Some records:
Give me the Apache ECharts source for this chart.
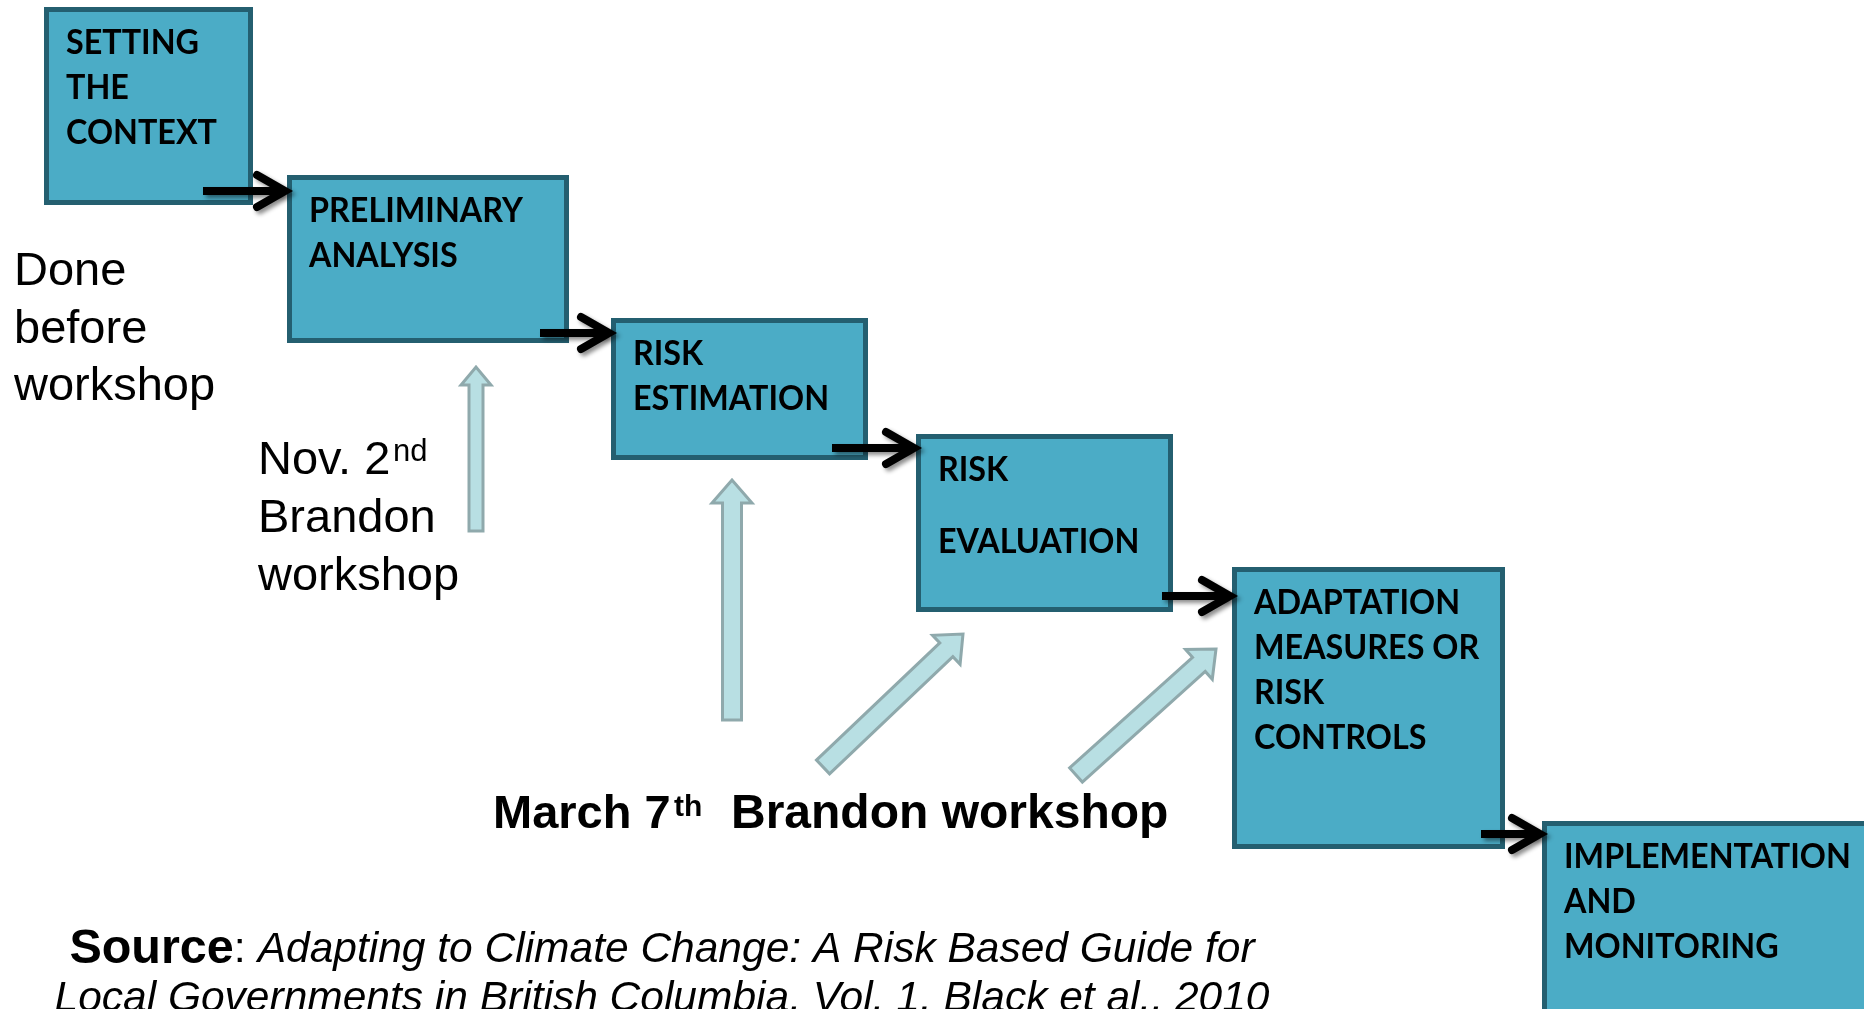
<!DOCTYPE html>
<html>
<head>
<meta charset="utf-8">
<script src="https://cdn.jsdelivr.net/npm/echarts@6/dist/echarts.min.js"></script>
<style>
html, body { margin: 0; padding: 0; background: #ffffff; }
#chart { width: 1864px; height: 1009px; }
</style>
</head>
<body>
<div id="chart"></div>
<script>
// ---- Process steps (diagram units on hidden value axes) ----
const stepLabels = [
  'SETTING\nTHE\nCONTEXT',
  'PRELIMINARY\nANALYSIS',
  'RISK\nESTIMATION',
  'RISK\n\nEVALUATION',
  'ADAPTATION\nMEASURES OR\nRISK\nCONTROLS',
  'IMPLEMENTATION\nAND\nMONITORING'
];
const stepLeft   = [44, 287, 611, 916, 1232, 1542];
const stepTop    = [7, 175, 318, 434, 567, 821];
const stepRight  = [253, 569, 868, 1173, 1505, 1900];
const stepBottom = [205, 343, 460, 612, 849, 1040];

// ---- Flow arrows from one step to the next ----
const flowStartX = [203, 540, 832, 1162, 1481];
const flowTipX   = [287, 611, 916, 1232, 1542];
const flowY      = [191, 333, 448, 596, 834];

// ---- Workshop arrows (Nov. 2nd, then three for March 7th) ----
const workshopNames = ['Nov. 2nd', 'March 7th', 'March 7th', 'March 7th'];
const workshopTailX = [476, 732, 823, 1076];
const workshopTailY = [531, 720, 767, 775];
const workshopTipX  = [476, 732, 963, 1216];
const workshopTipY  = [367, 480, 634, 649];

// ---- Annotation texts ----
const doneText = 'Done\nbefore\nworkshop';
const novText = ['Nov. 2', 'nd', 'Brandon\nworkshop'];
const marchText = ['March 7', 'th', 'Brandon workshop'];
const sourceBold = 'Source';
const sourceLine1 = 'Adapting to Climate Change: A Risk Based Guide for';
const sourceLine2 = 'Local Governments in British Columbia, Vol. 1, Black et al., 2010';

const BOX_FILL = '#4bacc6';
const BOX_STROKE = '#245f70';
const BLOCK_FILL = '#b8dfe3';
const BLOCK_STROKE = '#8fa9ac';
const SANS = '"Liberation Sans", Arial, sans-serif';
const BOXFONT = 'Lato, "Open Sans", sans-serif';

const chart = echarts.init(document.getElementById('chart'), null, { renderer: 'canvas' });

function richLabel(txt) {
  return txt.split('\n').map(l => l ? '{a|' + l + '}' : '{s| }').join('\n');
}

const boxData = stepLabels.map((l, i) => [stepLeft[i], stepTop[i], stepRight[i], stepBottom[i]]);
const flowData = flowY.map((y, i) => [flowStartX[i], flowTipX[i], y]);
const workshopData = workshopNames.map((n, i) => [workshopTailX[i], workshopTailY[i], workshopTipX[i], workshopTipY[i]]);

const option = {
  animation: false,
  backgroundColor: '#ffffff',
  grid: { left: 0, right: 0, top: 0, bottom: 0 },
  xAxis: { type: 'value', min: 0, max: 1864, show: false },
  yAxis: { type: 'value', min: 0, max: 1009, inverse: true, show: false },
  series: [
    {
      type: 'custom',
      name: 'steps',
      clip: false,
      z: 2,
      data: boxData,
      renderItem: function (params, api) {
        const p0 = api.coord([api.value(0), api.value(1)]);
        const p1 = api.coord([api.value(2), api.value(3)]);
        const lw = 5;
        return {
          type: 'group',
          children: [
            {
              type: 'rect',
              shape: { x: p0[0] + lw / 2, y: p0[1] + lw / 2, width: p1[0] - p0[0] - lw, height: p1[1] - p0[1] - lw },
              style: { fill: BOX_FILL, stroke: BOX_STROKE, lineWidth: lw }
            },
            {
              type: 'text',
              x: p0[0] + 22,
              y: p0[1] + 36 - 22.5,
              scaleX: 0.965,
              style: {
                text: richLabel(stepLabels[params.dataIndex]),
                verticalAlign: 'top',
                align: 'left',
                rich: {
                  a: { fontFamily: BOXFONT, fontWeight: 'bold', fontSize: 33.5, lineHeight: 45, fill: '#000' },
                  s: { fontSize: 10, lineHeight: 27 }
                }
              }
            }
          ]
        };
      }
    },
    {
      type: 'custom',
      name: 'flow',
      clip: false,
      z: 3,
      data: flowData,
      renderItem: function (params, api) {
        const s = api.coord([api.value(0), api.value(2)]);
        const t = api.coord([api.value(1), api.value(2)]);
        const shadow = { shadowColor: 'rgba(0,0,0,0.45)', shadowBlur: 4, shadowOffsetX: 3, shadowOffsetY: 3 };
        return {
          type: 'group',
          children: [
            {
              type: 'polyline',
              shape: { points: [[s[0], s[1]], [t[0] - 5, t[1]]] },
              style: Object.assign({ stroke: '#000', lineWidth: 8, lineCap: 'butt', fill: null }, shadow)
            },
            {
              type: 'polyline',
              shape: { points: [[t[0] - 30, t[1] - 16], [t[0] - 2, t[1]], [t[0] - 30, t[1] + 16]] },
              style: Object.assign({ stroke: '#000', lineWidth: 8, lineCap: 'round', lineJoin: 'miter', fill: null }, shadow)
            }
          ]
        };
      }
    },
    {
      type: 'custom',
      name: 'workshops',
      clip: false,
      z: 1,
      data: workshopData,
      renderItem: function (params, api) {
        const T = api.coord([api.value(0), api.value(1)]);
        const P = api.coord([api.value(2), api.value(3)]);
        const small = params.dataIndex === 0;
        const w = small ? 7 : 9.5;
        const h = small ? 15 : 20;
        const L = small ? 18 : 23;
        const dx = P[0] - T[0], dy = P[1] - T[1];
        const len = Math.sqrt(dx * dx + dy * dy);
        const ux = dx / len, uy = dy / len;
        const nx = -uy, ny = ux;
        const B = [P[0] - ux * L, P[1] - uy * L];
        const pts = [
          [T[0] + nx * w, T[1] + ny * w],
          [B[0] + nx * w, B[1] + ny * w],
          [B[0] + nx * h, B[1] + ny * h],
          [P[0], P[1]],
          [B[0] - nx * h, B[1] - ny * h],
          [B[0] - nx * w, B[1] - ny * w],
          [T[0] - nx * w, T[1] - ny * w]
        ];
        return {
          type: 'polygon',
          shape: { points: pts },
          style: { fill: BLOCK_FILL, stroke: BLOCK_STROKE, lineWidth: 3, lineJoin: 'miter' }
        };
      }
    }
  ],
  graphic: [
    {
      type: 'text', x: 14, y: 243.5,
      style: { text: doneText, font: '47px ' + SANS, lineHeight: 57.5, fill: '#000', verticalAlign: 'top', align: 'left' }
    },
    {
      type: 'text', x: 258, y: 461,
      style: { text: novText[0], font: '47px ' + SANS, fill: '#000', verticalAlign: 'middle', align: 'left' }
    },
    {
      type: 'text', x: 393, y: 452,
      style: { text: novText[1], font: '31px ' + SANS, fill: '#000', verticalAlign: 'middle', align: 'left' }
    },
    {
      type: 'text', x: 258, y: 490.5,
      style: { text: novText[2], font: '47px ' + SANS, lineHeight: 57.5, fill: '#000', verticalAlign: 'top', align: 'left' }
    },
    {
      type: 'text', x: 493, y: 815,
      style: { text: marchText[0], font: 'bold 47px ' + SANS, fill: '#000', verticalAlign: 'middle', align: 'left' }
    },
    {
      type: 'text', x: 674, y: 808,
      style: { text: marchText[1], font: 'bold 30px ' + SANS, fill: '#000', verticalAlign: 'middle', align: 'left' }
    },
    {
      type: 'text', x: 731, y: 815,
      style: { text: marchText[2], font: 'bold 48px ' + SANS, fill: '#000', verticalAlign: 'middle', align: 'left' }
    },
    {
      type: 'text', x: 662, y: 950,
      style: {
        text: '{b|' + sourceBold + '}{r|: }{i|' + sourceLine1 + '}',
        align: 'center', verticalAlign: 'middle',
        rich: {
          b: { fontFamily: SANS, fontWeight: 'bold', fontSize: 48.5, fill: '#000' },
          r: { fontFamily: SANS, fontSize: 43, fill: '#000' },
          i: { fontFamily: SANS, fontStyle: 'italic', fontSize: 42.5, fill: '#000' }
        }
      }
    },
    {
      type: 'text', x: 662, y: 999,
      style: { text: sourceLine2, font: 'italic 42.5px ' + SANS, fill: '#000', align: 'center', verticalAlign: 'middle' }
    }
  ]
};
chart.setOption(option);
</script>
</body>
</html>
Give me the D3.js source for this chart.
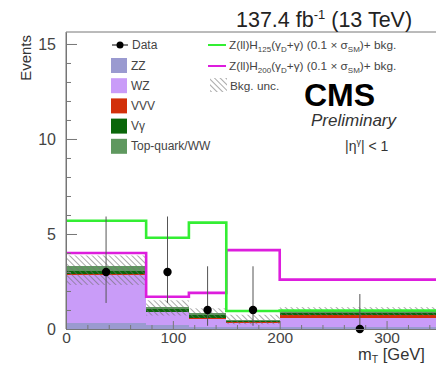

Task to complete
Starting at the top of the listing above, reproduce each line up to and including the one with "480, 634, 649];"; omit the pictures.

Complete output
Give me the Apache ECharts source for this chart.
<!DOCTYPE html>
<html>
<head>
<meta charset="utf-8">
<script src="https://cdn.jsdelivr.net/npm/echarts@6/dist/echarts.min.js"></script>
<style>
html, body { margin: 0; padding: 0; background: #ffffff; }
#chart { width: 1864px; height: 1009px; }
</style>
</head>
<body>
<div id="chart"></div>
<script>
// ---- Process steps (diagram units on hidden value axes) ----
const stepLabels = [
  'SETTING\nTHE\nCONTEXT',
  'PRELIMINARY\nANALYSIS',
  'RISK\nESTIMATION',
  'RISK\n\nEVALUATION',
  'ADAPTATION\nMEASURES OR\nRISK\nCONTROLS',
  'IMPLEMENTATION\nAND\nMONITORING'
];
const stepLeft   = [44, 287, 611, 916, 1232, 1542];
const stepTop    = [7, 175, 318, 434, 567, 821];
const stepRight  = [253, 569, 868, 1173, 1505, 1900];
const stepBottom = [205, 343, 460, 612, 849, 1040];

// ---- Flow arrows from one step to the next ----
const flowStartX = [203, 540, 832, 1162, 1481];
const flowTipX   = [287, 611, 916, 1232, 1542];
const flowY      = [191, 333, 448, 596, 834];

// ---- Workshop arrows (Nov. 2nd, then three for March 7th) ----
const workshopNames = ['Nov. 2nd', 'March 7th', 'March 7th', 'March 7th'];
const workshopTailX = [476, 732, 823, 1076];
const workshopTailY = [531, 720, 767, 775];
const workshopTipX  = [476, 732, 963, 1216];
const workshopTipY  = [367, 480, 634, 649];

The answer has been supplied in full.